PHOTO BY NICOLE WALBY Donna Graves, keynote speaker for the 2018 commencement ceremony at Tiffin University, addresses graduates Saturday.

The class of 2018 from Tiffin University celebrated Saturday during the 130 Commencement ceremonies.

More than 800 undergraduate and graduate students earned degrees during the ceremony at Heminger Center on TU’s campus.

During the ceremony, new graduates heard from Donna Graves, co-founder, chief executive officer and president of NCompass International Inc., who delivered the keynote address.

Graves, a marketing professional with brand activation experience with Fortune 500 companies, said she took time to reflect on what she would tell students and decided to reveal five lessons she has taken away from her life experiences and career.
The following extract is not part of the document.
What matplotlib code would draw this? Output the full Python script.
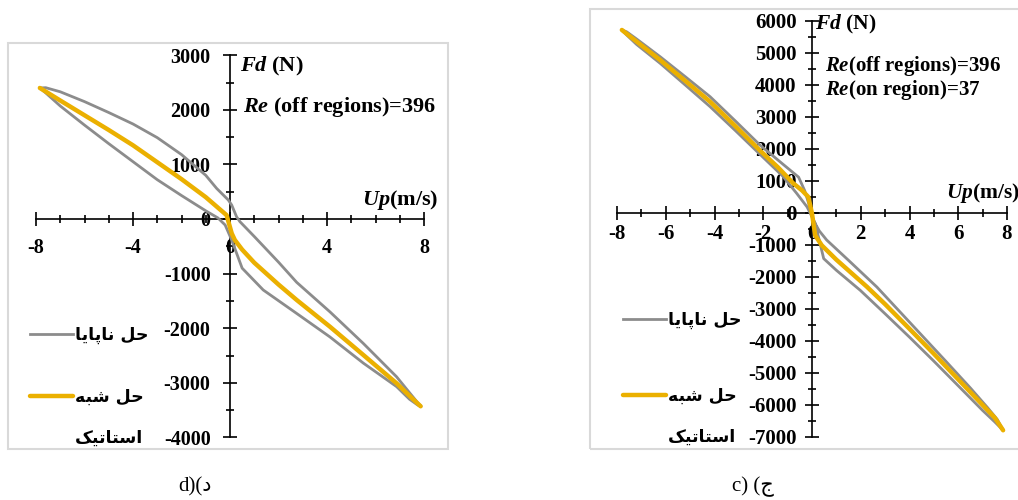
import matplotlib
matplotlib.use("Agg")
import matplotlib.pyplot as plt
from matplotlib.patches import Rectangle
from matplotlib.lines import Line2D

plt.rcParams['font.family'] = ['Liberation Serif', 'DejaVu Sans']
plt.rcParams['font.weight'] = 'bold'
plt.rcParams['mathtext.fontset'] = 'custom'
plt.rcParams['mathtext.it'] = 'Liberation Serif:italic:bold'
plt.rcParams['mathtext.rm'] = 'Liberation Serif:bold'

GREY = '#8c8c8c'
GOLD = '#ebb000'

# ---- panel d (left) ----
d_upper_x = [-7.84, -7.6, -7.0, -6.0, -5.0, -4.0, -3.0, -2.0, -1.0, -0.55, -0.07, 0.07, 0.27, 0.41,
             1.0, 2.0, 2.75, 4.12, 5.5, 6.87, 7.4, 7.75, 7.88]
d_upper_y = [2400, 2405, 2330, 2150, 1950, 1740, 1490, 1180, 800, 560, 348, 256, 42, -49,
             -320, -790, -1160, -1700, -2280, -2890, -3180, -3370, -3430]
d_lower_x = [-7.84, -7.6, -7.0, -6.0, -5.0, -4.0, -3.0, -2.0, -1.0, -0.5, -0.2, 0.07, 0.5,
             1.37, 2.75, 4.12, 5.5, 6.87, 7.4, 7.75, 7.88]
d_lower_y = [2400, 2310, 2070, 1720, 1380, 1050, 720, 430, 150, 20, -110, -385, -900,
             -1300, -1730, -2160, -2640, -3070, -3300, -3410, -3430]
d_quasi_x = [-7.84, -7.0, -6.0, -5.0, -4.0, -3.0, -2.0, -1.0, -0.4, -0.14, 0.07, 0.2, 0.5,
             1.0, 2.0, 2.75, 4.12, 5.5, 6.87, 7.5, 7.86]
d_quasi_y = [2400, 2170, 1900, 1630, 1350, 1040, 730, 400, 170, 70, -262, -385, -560,
             -800, -1200, -1483, -1972, -2491, -3009, -3280, -3430]

# ---- panel c (right) ----
c_upper_x = [-7.8, -7.6, -7.2, -6.23, -5.2, -4.18, -3.15, -2.13, -1.2, -0.55, -0.3, -0.07, 0.05,
             0.3, 0.6, 1.5, 2.66, 3.5, 4.5, 5.5, 6.5, 7.2, 7.6, 7.84]
c_upper_y = [5720, 5660, 5440, 4884, 4260, 3634, 2880, 2120, 1530, 1120, 700, 137, -220,
             -560, -843, -1480, -2312, -3000, -3820, -4640, -5470, -6080, -6450, -6790]
c_lower_x = [-7.8, -7.6, -7.2, -6.23, -5.2, -4.18, -3.15, -2.13, -1.2, -0.63, -0.2, 0.13, 0.48,
             1.0, 1.98, 3.0, 4.0, 5.0, 6.0, 7.0, 7.5, 7.84]
c_lower_y = [5720, 5560, 5270, 4678, 4000, 3322, 2580, 1830, 1150, 616, 187, -322, -1425,
             -1790, -2416, -3150, -3880, -4630, -5400, -6170, -6530, -6790]
c_quasi_x = [-7.8, -7.2, -6.23, -5.2, -4.18, -3.15, -2.13, -1.4, -0.77, -0.4, -0.15, 0.0, 0.13,
             0.4, 1.0, 2.25, 3.0, 4.0, 5.0, 6.0, 7.0, 7.5, 7.84]
c_quasi_y = [5720, 5360, 4780, 4130, 3478, 2720, 1950, 1430, 928, 700, 500, -20, -697,
             -1010, -1460, -2303, -2850, -3620, -4400, -5200, -6000, -6400, -6790]

d_yticks = [3000, 2000, 1000, 0, -1000, -2000, -3000, -4000]
d_xticks = [-8, -4, 0, 4, 8]
c_yticks = [6000, 5000, 4000, 3000, 2000, 1000, 0, -1000, -2000, -3000, -4000, -5000, -6000, -7000]
c_xticks = [-8, -6, -4, -2, 0, 2, 4, 6, 8]

lbl_unsteady = '\uFE8E\uFBFE\uFE8E\uFB58\uFE8E\uFEE7 \uFEDE\uFEA3'
lbl_quasi = '\uFEEA\uFE92\uFEB7 \uFEDE\uFEA3'
lbl_static = '\uFB8F\uFBFF\uFE97\uFE8E\uFE98\uFEB3\uFE8D'
fa_font = ['DejaVu Sans']

W, H = 1018, 500
fig = plt.figure(figsize=(W / 100, H / 100), dpi=100)


def px_axes(left, top, right, bottom):
    return fig.add_axes([left / W, 1 - bottom / H, (right - left) / W, (bottom - top) / H])


def setup(ax, ymin_max, xmaj, ymaj, yminor, fs, xpad, ypad):
    for s in ['top', 'right']:
        ax.spines[s].set_visible(False)
    for s in ['left', 'bottom']:
        ax.spines[s].set_position(('data', 0))
        ax.spines[s].set_linewidth(1.2)
    ax.spines['left'].set_bounds(*ymin_max)
    ax.spines['bottom'].set_bounds(-8, 8)
    ax.set_xticks(xmaj)
    ax.set_xticks(range(-8, 9), minor=True)
    ax.set_yticks(ymaj)
    ax.set_yticks(yminor, minor=True)
    ax.set_xticklabels([str(v) for v in xmaj], fontsize=fs, fontweight='bold')
    ax.set_yticklabels([str(v) for v in ymaj], fontsize=fs, fontweight='bold')
    ax.tick_params(which='major', direction='inout', length=10, width=1.2)
    ax.tick_params(which='minor', direction='inout', length=6, width=1.2)
    ax.tick_params(axis='x', pad=xpad)
    ax.tick_params(axis='y', pad=ypad)
    ax.patch.set_visible(False)


def draw(ax, ux, uy, lx, ly, qx, qy):
    loop_x = ux + lx[::-1]
    loop_y = uy + ly[::-1]
    g, = ax.plot(loop_x, loop_y, color=GREY, lw=2.0, zorder=4, solid_joinstyle='round')
    q, = ax.plot(qx, qy, color=GOLD, lw=3.2, zorder=5, solid_capstyle='round', solid_joinstyle='round')
    return g, q


def legends(ax, g, q, x0, y_first, y_second, fs):
    prop = {'family': fa_font, 'weight': 'bold', 'size': fs}
    leg1 = ax.legend([g], [lbl_unsteady], loc='center left', bbox_to_anchor=(x0, y_first),
                     frameon=False, handlelength=2.5, handletextpad=0.1, borderpad=0,
                     prop=prop, borderaxespad=0)
    ax.add_artist(leg1)
    blank = Line2D([], [], color='none')
    ax.legend([q, blank], [lbl_quasi, lbl_static], loc='upper left', bbox_to_anchor=(x0, y_second),
              frameon=False, handlelength=2.5, handletextpad=0.1, labelspacing=1.3, borderpad=0,
              prop=prop, borderaxespad=0)


# left panel d
axd = px_axes(8, 43, 448, 449)
axd.set_xlim((8 - 230) / 24.25, (448 - 230) / 24.25)
axd.set_ylim((219 - 449) / 54.6 * 1000, (219 - 43) / 54.6 * 1000)
setup(axd, (-4000, 3000), d_xticks, d_yticks, range(-4000, 3001, 500), 14.5, 9, 9)
gd, qd = draw(axd, d_upper_x, d_upper_y, d_lower_x, d_lower_y, d_quasi_x, d_quasi_y)
axd.text(0.4, 3000, r'$Fd$ (N)', fontsize=16, fontweight='bold', va='top', ha='left', zorder=6)
axd.text(0.55, 2050, r'$Re$ (off regions)=396', fontsize=16, fontweight='bold', va='center', ha='left')
axd.text(8.6, 350, r'$Up$(m/s)', fontsize=16, fontweight='bold', va='center', ha='right')
legends(axd, gd, qd, 0.05, 0.28, 0.15, 12.5)

# right panel c
axc = px_axes(590, 9, 1030, 449)
axc.set_xlim((590 - 812) / 24.375, (1030 - 812) / 24.375)
axc.set_ylim((213 - 449) / 32 * 1000, (213 - 9) / 32 * 1000)
setup(axc, (-7000, 6000), c_xticks, c_yticks, range(-7000, 6001, 500), 15, 3, 6)
gc, qc = draw(axc, c_upper_x, c_upper_y, c_lower_x, c_lower_y, c_quasi_x, c_quasi_y)
axc.text(0.12, 6250, r'$Fd$ (N)', fontsize=15.5, fontweight='bold', va='top', ha='left', zorder=6)
axc.text(0.55, 4580, r'$Re$(off regions)=396', fontsize=15, fontweight='bold', va='center', ha='left')
axc.text(0.55, 3850, r'$Re$(on region)=37', fontsize=15, fontweight='bold', va='center', ha='left')
axc.text(5.5, 630, r'$Up$(m/s)', fontsize=15.5, fontweight='bold', va='center', ha='left')
legends(axc, gc, qc, 0.075, 0.293, 0.141, 12.5)

# panel frames
fig.patches.append(Rectangle((8 / W, 1 - 449 / H), 440 / W, 406 / H, transform=fig.transFigure,
                             fill=False, edgecolor='#d9d9d9', lw=1.5))
fig.patches.append(Rectangle((590 / W, 1 - 449 / H), 440 / W, 440 / H, transform=fig.transFigure,
                             fill=False, edgecolor='#d9d9d9', lw=1.5))

fig.text(195 / W, 1 - 487 / H, 'd)(\u062F', fontsize=15, fontweight='normal', ha='center', va='center')
fig.text(753 / W, 1 - 487 / H, 'c) (\u062C', fontsize=15, fontweight='normal', ha='center', va='center')

fig.savefig('out.png', dpi=100)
“This day is about you,” she said. “It can be scary but is so exciting.”

PHOTO BY NICOLE WALBY Students await becoming graduates Saturday during the 2018 Tiffin University commencement ceremony.

Words of advice Graves gave students were convert your passions — not just think, but do; great is not good enough — you must be exceptional; learn something new every day — never go to sleep without learning something new that day; embrace fears and rejections — use your fears as motivations; and to remember and respect all those you have left behind.

“All is ahead of you,” Graves said. “Celebrate your opportunities and keep your head up.”

Among the graduates is Taylor Lewis from New Baltimore, Michigan, who earned a bachelor’s degree in forensic science Saturday.

Lewis has been a member of the TU women’s soccer team for four years, member of the National Society of Leadership and Success and the president of the American Chemical Society student chapter Lewis also is a teaching assistant for the chemistry lab.

Lewis said she chose TU to have the opportunity to play soccer and majoring in forensic science.

Her college experience has been amazing, she said.

“While traveling with the women’s soccer team, I had to manage my schooling, which gave me a lot of discipline,” Lewis said.

During her first three years, Lewis said she was part of a losing team, but during her senior year the team gained success, finishing third in the Great Lakes Intercollegiate Athletic Conference.

“On the field I learned a lot about perseverance which really pushed me academically,” she said. “The most important thing I learned throughout college is that hard work will get you farther than anything else. All of my opportunities came from establishing great connections with professors and internship mentors.”

Lewis is to attend the University of California, Riverside to earn her doctorate in chemistry.

Tiffin University also is home to many international students, including Svetlana Gudenkova of Uzbekistan who earned a bachelor’s degree in criminal justice, majoring in criminalistics and law enforcement.

Gudenkova’s family is of Russian origin and moved following the collapse of the Soviet Union. At the age of 12, her family decided to move to Columbus.

“Since we were immigrants, we had a rough start at first, especially considering the fact that none of us spoke any English,” she said. “I myself only knew the alphabet, however, since I was so young I was able to quickly get acclimated.”

Sports and major was what brought Gudenkova to TU.

“I knew that I or my parents could not afford to pay for my college education,” she said. “So, from a young age I trained hard on a daily basis to make sure I would be good enough to make the varsity team and get a scholarship.”

Gudenkova said it was a challenge to balance soccer and school, but she eventually learned how to manage her time.

“I started to get more involved on campus and joined several different clubs,” she said.

Gudenkova was a member of the martial arts club, criminal justice club, secretary of the shooting club. She also received training with the community Emergency Response Team and NARK II, which is an on scene drug test to help establish probable cause for police officers.

“Now that I am about to graduate, I can tell you that I have improved significantly since I first came to TU,” she said.

Gudenkova said her English — speaking and writing — have improved.

“College has taught me to love to read books and to value knowledge,” she said.

Gudenkova also said her critical thinking skills have improved and she has learned a sense of self through college life.

“The entire college experience taught me that nothing comes easy in life,” she said. “You only get what you deserve from the amount of effort you put into something.”

Gudenkova plans to pursue a master’s degree in criminology at The Ohio State University in the fall and work as a full-time police officer at the Columbus Police Department.

For her long-term goal, Gudenkova said she would like to advance from a police officer to investigations and to work as an agent with the Drug Enforcement Agency.